‘Kangaroo tribes” is a South Korean term for what is increasingly a worldwide phenomenon: adult children who live with their parents to save money until they get married. An estimated one in four households in South Korea are kangaroo tribes, and Yeong-shin Ma was in one of them. The cartoonist lived with his mother until he was almost 30.
“I never had a good relationship with my mom,” says Ma. “But deep inside, we’ve always felt sorry for each other.” (He describes their current state of affairs as “a truce”.)
When they lived together, his mother did all of the cleaning and cooking, while Ma grew increasingly resentful of her “nagging”. “Due to the nature of my job, I was always home … To her, it looked like I was just goofing off,” he says.
But when he moved out, he got a shock: “I was almost 30, but all I knew how to do was say the right thing and spout a political opinion. I had no idea how difficult and frustrating basic household tasks could be,” he says. “As I learned to properly clean the bathroom, cook, and do my taxes – tasks that should have been as natural as breathing – I decided to write an honest confession.”
One day – while doing his own housework – Ma realised he wanted to better understand his mother. He gave her a blank notebook, and asked her to fill it with the unfiltered truth of her daily life. Less than a month later, she’d filled it with quotidian details, about her love life, her friends, her work; “at once a confession and letter to her son”, as Ma describes it.
“I knew she could be quite daring, so I can’t say I was surprised by what she wrote. However, the drama of middle-aged love was a lot more intense than I expected,” Ma says. “As time passed, though, I couldn’t help but be in awe of my mother, who’d written her story with such honesty at her son’s request.”
The notebook became his graphic novel Moms, following Soyeon, a gutsy woman in her mid-50s, and her female friends. All are mothers and all are dealing with feckless adult children, “shithead” boyfriends who wheedle money out of them in exchange for bad sex and company, and invisibility and sexual harassment in their workplaces. It is both a portrait of the worker – Soyeon starts a small revolution when she tries to lead the other cleaners, all women, to form a union – and a portrait of womanhood and middle-age, where all the women are bright and brash, both victims and fighters – even literally, with Soyeon getting into street fisticuffs with a love rival over the younger man they are both seeing.

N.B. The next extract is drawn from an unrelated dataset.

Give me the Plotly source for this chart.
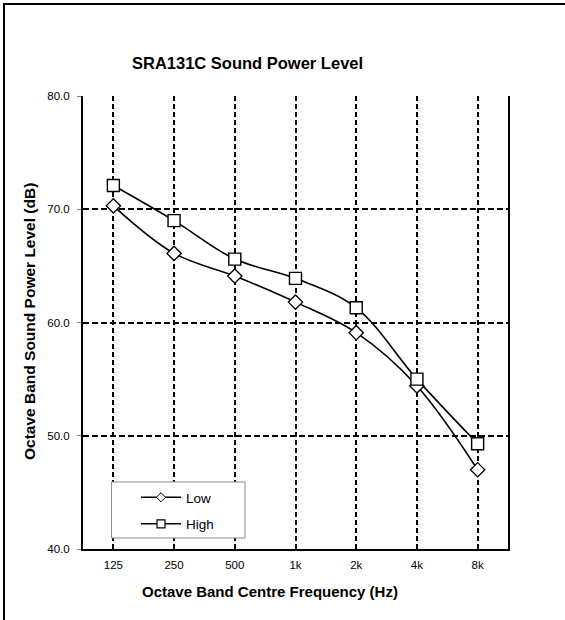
import plotly.graph_objects as go

categories = ["125", "250", "500", "1k", "2k", "4k", "8k"]
low_values = [70.3, 66.1, 64.1, 61.8, 59.1, 54.4, 47.0]
high_values = [72.1, 69.0, 65.6, 63.9, 61.3, 55.0, 49.3]
y_ticks = [40, 50, 60, 70, 80]
series_names = ["Low", "High"]

FONT = "Arial, Liberation Sans, sans-serif"

W, H = 565, 620
L, R, T, B = 83, 57, 96, 71
PW, PH = W - L - R, H - T - B


def px_x(x):
    return (x - L) / PW


def px_y(y):
    return (H - B - y) / PH


fig = go.Figure()
fig.add_trace(go.Scatter(
    x=categories, y=low_values, name=series_names[0], mode="lines+markers",
    showlegend=False,
    line=dict(color="black", width=1.6, shape="spline", smoothing=1.0),
    marker=dict(symbol="diamond", size=11, color="white",
                line=dict(color="black", width=1.3)),
))
fig.add_trace(go.Scatter(
    x=categories, y=high_values, name=series_names[1], mode="lines+markers",
    showlegend=False,
    line=dict(color="black", width=1.6, shape="spline", smoothing=1.0),
    marker=dict(symbol="square", size=12, color="white",
                line=dict(color="black", width=1.4)),
))
fig.add_trace(go.Scatter(
    x=[None], y=[None], name=series_names[0], mode="lines+markers",
    legendgroup="a",
    line=dict(color="black", width=1.5),
    marker=dict(symbol="diamond", size=7, color="white",
                line=dict(color="black", width=1)),
))
fig.add_trace(go.Scatter(
    x=[None], y=[None], name=series_names[1], mode="lines+markers",
    legendgroup="b",
    line=dict(color="black", width=1.5),
    marker=dict(symbol="square", size=8, color="white",
                line=dict(color="black", width=1.2)),
))

border_path = "M {:.5f},{:.5f} L {:.5f},{:.5f} L {:.5f},{:.5f}".format(
    px_x(4), px_y(H + 2), px_x(4), px_y(4), px_x(W + 2), px_y(4))

fig.update_layout(
    width=W, height=H,
    margin=dict(l=L, r=R, t=T, b=B, autoexpand=False),
    paper_bgcolor="white", plot_bgcolor="white",
    font=dict(family=FONT, color="black", size=11.5),
    showlegend=True,
    legend=dict(
        x=px_x(136), y=px_y(482),
        xanchor="left", yanchor="top",
        borderwidth=0, bgcolor="rgba(0,0,0,0)",
        font=dict(family=FONT, size=13.5),
        itemwidth=40, tracegroupgap=6,
    ),
    xaxis=dict(
        type="category", categoryorder="array", categoryarray=categories,
        range=[-0.5, 6.5], automargin=False,
        showgrid=True, gridcolor="black", gridwidth=1.5, griddash="5px,3px",
        showline=True, linecolor="black", linewidth=2, mirror=False,
        ticks="", tickfont=dict(family=FONT, size=11.5), ticklabelstandoff=4,
        zeroline=False,
    ),
    xaxis2=dict(
        overlaying="x", range=[-0.5, 6.5],
        tickvals=[i - 0.5 for i in range(len(categories) + 1)],
        ticks="outside", ticklen=4, tickcolor="#808080", tickwidth=1,
        showticklabels=False, showgrid=False, showline=False, zeroline=False,
    ),
    yaxis=dict(
        range=[40, 80], tickvals=y_ticks, tickformat=".1f", automargin=False,
        showgrid=True, gridcolor="black", gridwidth=1.5, griddash="6px,3px",
        showline=True, linecolor="black", linewidth=2, mirror=True,
        ticks="outside", ticklen=4, tickcolor="#808080",
        tickfont=dict(family=FONT, size=11.5), ticklabelstandoff=5,
        zeroline=False,
    ),
    annotations=[
        dict(text="<b>SRA131C Sound Power Level</b>", xref="paper", yref="paper",
             x=px_x(247.5), y=px_y(63),
             xanchor="center", yanchor="middle", showarrow=False,
             font=dict(family=FONT, size=16.5)),
        dict(text="<b>Octave Band Centre Frequency (Hz)</b>", xref="paper", yref="paper",
             x=px_x(270), y=px_y(591),
             xanchor="center", yanchor="middle", showarrow=False,
             font=dict(family=FONT, size=15)),
        dict(text="<b>Octave Band Sound Power Level (dB)</b>", xref="paper", yref="paper",
             x=px_x(29), y=px_y(322), textangle=-90,
             xanchor="center", yanchor="middle", showarrow=False,
             font=dict(family=FONT, size=15.5)),
    ],
    shapes=[
        dict(type="rect", xref="paper", yref="paper", layer="above",
             x0=px_x(111.5), x1=px_x(245), y0=px_y(482), y1=px_y(538),
             fillcolor="white", line=dict(color="#8c8c8c", width=1)),
        # chart-area border: left edge and top edge
        dict(type="path", xref="paper", yref="paper", path=border_path,
             fillcolor="rgba(0,0,0,0)", line=dict(color="black", width=2)),
    ],
)

fig.write_html(
    "out.html",
    config={"displayModeBar": False},
    post_script=(
        "document.body.style.margin='0';"
        "document.body.style.overflow='hidden';"
        "document.documentElement.style.overflow='hidden';"
    ),
)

It is rare to see older women as main characters in Korea, where they are usually “confined to the role of the nameless mother, who sacrifices herself day in, day out”, says Ma. “This side of middle-aged women isn’t usually covered in movies or K-dramas. It was exciting to read my mother’s notebook of how these women let loose and have fun. I never set out to challenge conservative mores. I tend to get bored by the status quo.”
When Moms came out in South Korea in 2015, readers were shocked – including Ma’s mother. “She read it in one sitting, shaking the entire time. She read it again and again,” Ma says. “But she couldn’t show it to any of her friends. She’s embarrassed by the book, because it goes into such explicit detail.”
Moms is Ma’s first comic to be released in English, translated by Janet Hong, but he has published 11 books in South Korea. He has since used the notebook method again, paying individuals to write out their stories: “They usually jump at the chance, and I find there are many more lively expressions and words I can glean from their notes than I’d originally thought.”
“People often want to publish their autobiographies, out of a desire for their stories to be heard and understood,” Ma writes, in a touching endnote to the comic. “In that regard, I wonder if this is my first act of devotion to my mom, if, perhaps for the very first time in my life, I’m being a good son.” Would he work with his mother again, though? “Even now, my mother sometimes texts me things about her boyfriend or what happened at work,” he says. “One day, I plan to write a story about her later years.”